* [Exercise] Pull out all lines from the listing below in which the word "matplotlib" appears.

* [Dataset extract]
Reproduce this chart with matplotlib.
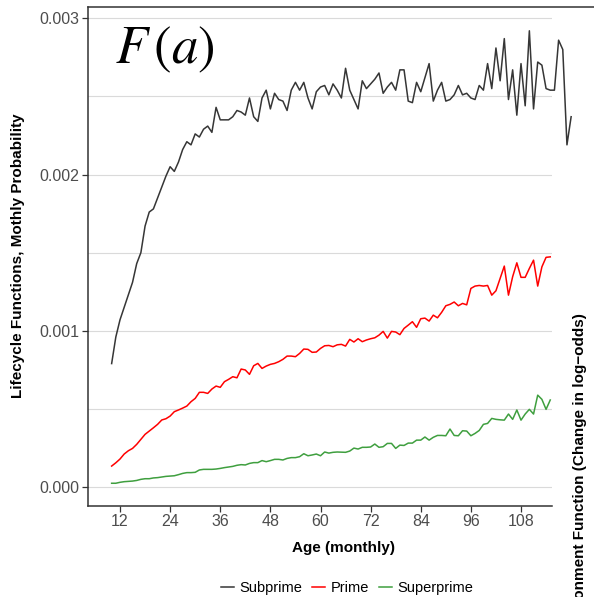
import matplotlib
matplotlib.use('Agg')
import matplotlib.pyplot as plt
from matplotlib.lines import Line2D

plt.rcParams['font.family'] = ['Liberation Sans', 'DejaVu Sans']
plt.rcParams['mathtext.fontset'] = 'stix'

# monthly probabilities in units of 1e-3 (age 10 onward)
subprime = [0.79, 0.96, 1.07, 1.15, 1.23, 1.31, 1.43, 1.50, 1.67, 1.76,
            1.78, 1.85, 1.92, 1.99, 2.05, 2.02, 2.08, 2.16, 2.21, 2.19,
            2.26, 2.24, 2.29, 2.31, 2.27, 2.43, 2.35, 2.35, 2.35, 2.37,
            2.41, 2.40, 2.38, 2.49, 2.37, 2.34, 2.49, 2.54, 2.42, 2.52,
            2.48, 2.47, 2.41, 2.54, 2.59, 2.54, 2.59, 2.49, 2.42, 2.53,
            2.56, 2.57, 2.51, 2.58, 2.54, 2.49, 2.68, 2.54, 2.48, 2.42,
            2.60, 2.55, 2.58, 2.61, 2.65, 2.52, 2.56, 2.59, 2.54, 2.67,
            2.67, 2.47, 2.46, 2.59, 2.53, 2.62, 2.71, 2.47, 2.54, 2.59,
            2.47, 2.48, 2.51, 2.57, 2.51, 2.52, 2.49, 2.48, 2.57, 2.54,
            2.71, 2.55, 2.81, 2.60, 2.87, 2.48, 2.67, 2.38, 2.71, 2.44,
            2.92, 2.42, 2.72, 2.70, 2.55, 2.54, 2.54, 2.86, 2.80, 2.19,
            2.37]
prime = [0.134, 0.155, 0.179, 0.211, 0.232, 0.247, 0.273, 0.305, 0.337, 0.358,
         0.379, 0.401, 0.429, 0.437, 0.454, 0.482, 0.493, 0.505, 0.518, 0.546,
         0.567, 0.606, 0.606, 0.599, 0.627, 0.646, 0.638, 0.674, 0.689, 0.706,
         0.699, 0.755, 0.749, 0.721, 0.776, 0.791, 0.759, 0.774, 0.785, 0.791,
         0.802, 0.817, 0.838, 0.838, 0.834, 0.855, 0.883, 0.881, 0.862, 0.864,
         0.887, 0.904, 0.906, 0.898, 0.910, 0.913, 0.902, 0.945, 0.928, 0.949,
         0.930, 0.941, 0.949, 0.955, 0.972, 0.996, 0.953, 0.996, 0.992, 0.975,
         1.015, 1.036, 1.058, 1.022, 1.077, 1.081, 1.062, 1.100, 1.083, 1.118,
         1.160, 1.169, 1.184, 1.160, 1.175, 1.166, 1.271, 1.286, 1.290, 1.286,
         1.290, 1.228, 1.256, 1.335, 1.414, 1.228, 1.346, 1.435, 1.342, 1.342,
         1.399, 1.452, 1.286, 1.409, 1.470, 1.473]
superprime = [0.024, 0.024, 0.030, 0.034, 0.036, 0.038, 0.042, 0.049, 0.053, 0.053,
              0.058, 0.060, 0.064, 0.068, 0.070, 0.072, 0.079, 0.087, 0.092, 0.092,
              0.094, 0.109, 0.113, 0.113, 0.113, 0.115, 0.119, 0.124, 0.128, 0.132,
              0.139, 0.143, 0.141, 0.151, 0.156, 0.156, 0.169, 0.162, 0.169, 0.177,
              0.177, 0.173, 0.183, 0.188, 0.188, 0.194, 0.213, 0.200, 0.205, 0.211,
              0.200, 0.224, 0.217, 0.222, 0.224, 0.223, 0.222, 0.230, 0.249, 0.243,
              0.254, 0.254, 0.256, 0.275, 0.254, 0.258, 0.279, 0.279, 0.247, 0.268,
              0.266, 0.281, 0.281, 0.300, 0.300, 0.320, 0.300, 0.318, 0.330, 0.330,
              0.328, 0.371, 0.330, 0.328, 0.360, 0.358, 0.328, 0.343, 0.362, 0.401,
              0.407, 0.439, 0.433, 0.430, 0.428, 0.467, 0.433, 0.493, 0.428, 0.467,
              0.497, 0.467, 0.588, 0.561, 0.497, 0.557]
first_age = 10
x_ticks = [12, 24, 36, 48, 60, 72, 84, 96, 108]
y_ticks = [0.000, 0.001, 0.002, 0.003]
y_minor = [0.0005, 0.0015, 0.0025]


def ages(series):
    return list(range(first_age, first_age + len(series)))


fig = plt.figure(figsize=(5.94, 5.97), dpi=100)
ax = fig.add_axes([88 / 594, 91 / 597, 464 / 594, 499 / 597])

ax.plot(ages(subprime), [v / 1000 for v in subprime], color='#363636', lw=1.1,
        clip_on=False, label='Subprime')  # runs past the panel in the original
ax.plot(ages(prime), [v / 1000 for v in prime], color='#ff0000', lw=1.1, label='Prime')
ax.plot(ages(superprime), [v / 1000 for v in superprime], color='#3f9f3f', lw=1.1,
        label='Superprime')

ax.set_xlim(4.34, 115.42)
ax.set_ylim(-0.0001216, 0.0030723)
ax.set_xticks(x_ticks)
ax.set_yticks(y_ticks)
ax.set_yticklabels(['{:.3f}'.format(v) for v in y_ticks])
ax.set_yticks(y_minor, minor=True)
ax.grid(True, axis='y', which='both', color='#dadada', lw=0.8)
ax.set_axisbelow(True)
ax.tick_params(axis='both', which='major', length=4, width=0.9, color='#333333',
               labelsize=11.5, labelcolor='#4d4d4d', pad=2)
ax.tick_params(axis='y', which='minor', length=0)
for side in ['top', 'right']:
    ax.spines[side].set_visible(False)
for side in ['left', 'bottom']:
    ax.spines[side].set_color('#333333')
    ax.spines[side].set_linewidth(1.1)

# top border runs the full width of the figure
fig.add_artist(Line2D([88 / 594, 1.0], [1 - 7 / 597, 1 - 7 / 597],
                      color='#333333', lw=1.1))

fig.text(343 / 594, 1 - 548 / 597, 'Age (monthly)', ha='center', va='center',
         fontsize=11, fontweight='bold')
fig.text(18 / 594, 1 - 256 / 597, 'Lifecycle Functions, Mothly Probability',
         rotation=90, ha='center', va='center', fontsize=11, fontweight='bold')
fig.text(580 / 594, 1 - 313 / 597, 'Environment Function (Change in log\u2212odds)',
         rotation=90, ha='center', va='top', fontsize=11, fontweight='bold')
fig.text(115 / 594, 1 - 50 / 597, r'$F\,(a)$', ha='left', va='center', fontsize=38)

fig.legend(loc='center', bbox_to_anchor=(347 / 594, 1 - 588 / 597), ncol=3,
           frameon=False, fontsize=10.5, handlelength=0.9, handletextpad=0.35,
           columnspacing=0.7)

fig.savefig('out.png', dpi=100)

* [Answer to this exercise]
Reproduce this chart with matplotlib.
import matplotlib
matplotlib.use('Agg')
import matplotlib.pyplot as plt
from matplotlib.lines import Line2D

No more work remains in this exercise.